Aujourd’hui 1’250 tonnes de lait produits à Genève sont transformés en lait de consommation pasteurisé et UHT, en fromage et en yogourt labellisés. Ceci représente le 50 % du lait GRTA produit à Genève. C’est une belle réussite.
Les LRG prennent par ailleurs également en charge la production laitière des zones franches et de la Côte vaudoise, soit en tout environ 150 producteurs et 48’000 tonnes de lait. Ce lait est payé autour de 54 cts le litre. (63 cts/kg segment A, 40 cts/kg. segment B (35 %)) Actuellement les habitants du canton de Genève consomment environ 30’000 tonnes de lait de consommation par année (60 l/habitant) sans compter le fromage et les dérivés. Alors que la production genevoise représente moins que 8 % de la consommation, pour l’instant, malheureusement, seulement moins que 1 % de cette production est équitablement rémunéré.
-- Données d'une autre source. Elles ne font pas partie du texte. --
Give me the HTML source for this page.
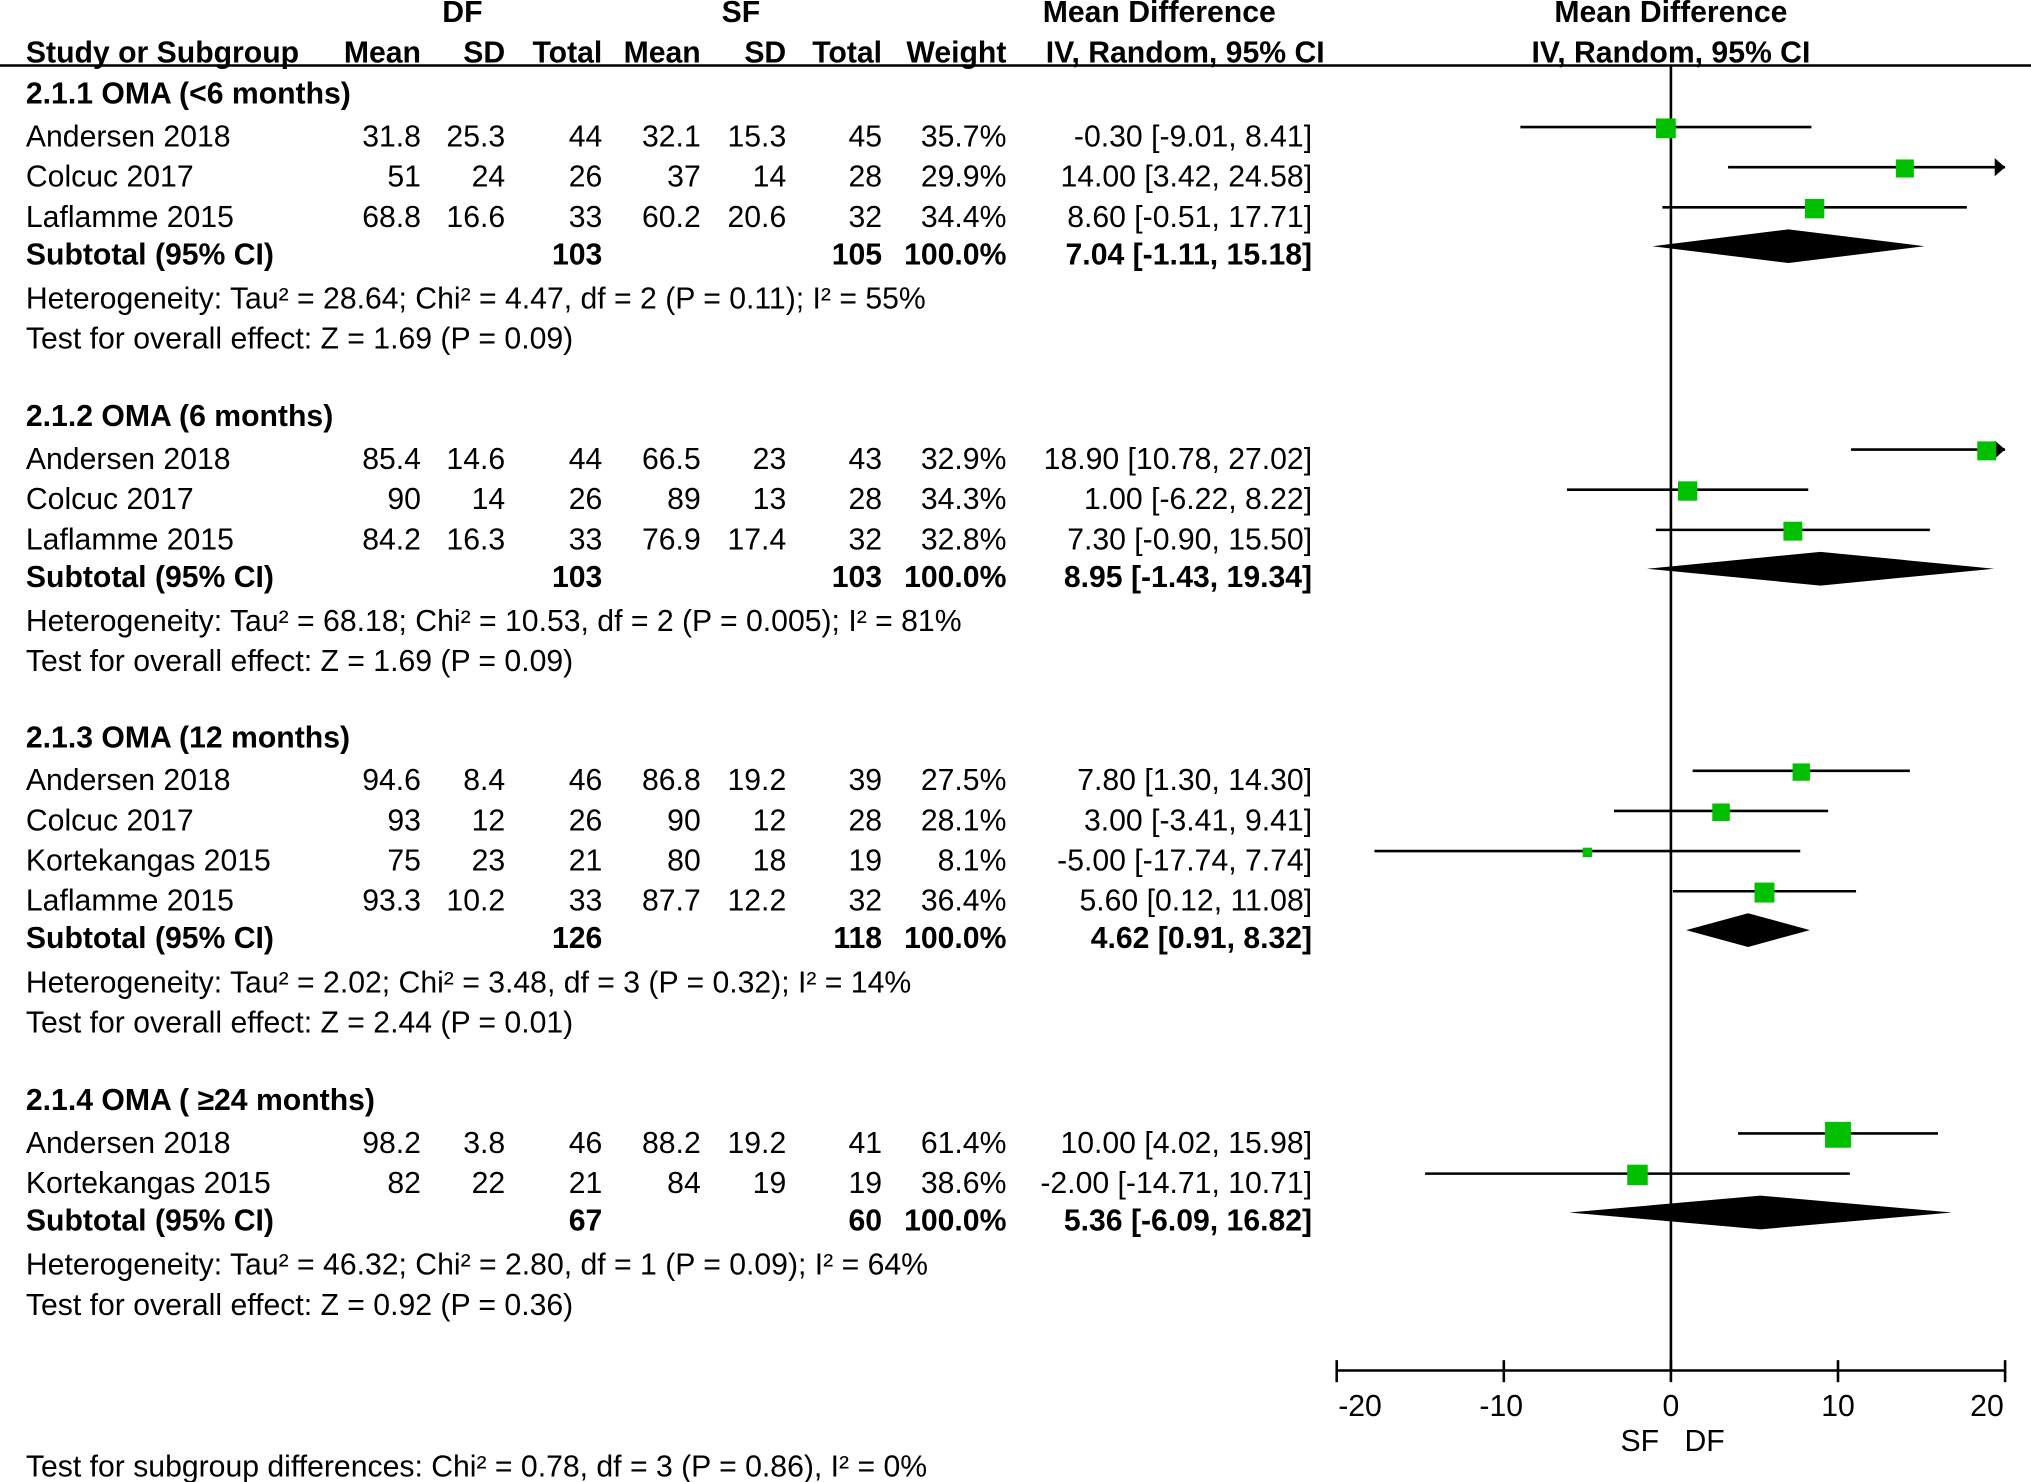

Eu égard à ces chiffres, il doit être possible de valoriser équitablement en premier lieu le lait genevois mais ensuite aussi tout le lait collecté par les LRG. Pour cela une politique d’information des consommateurs devrait être un objectif prioritaire du label pour promouvoir et défendre une production laitière paysanne, régionale et équitable.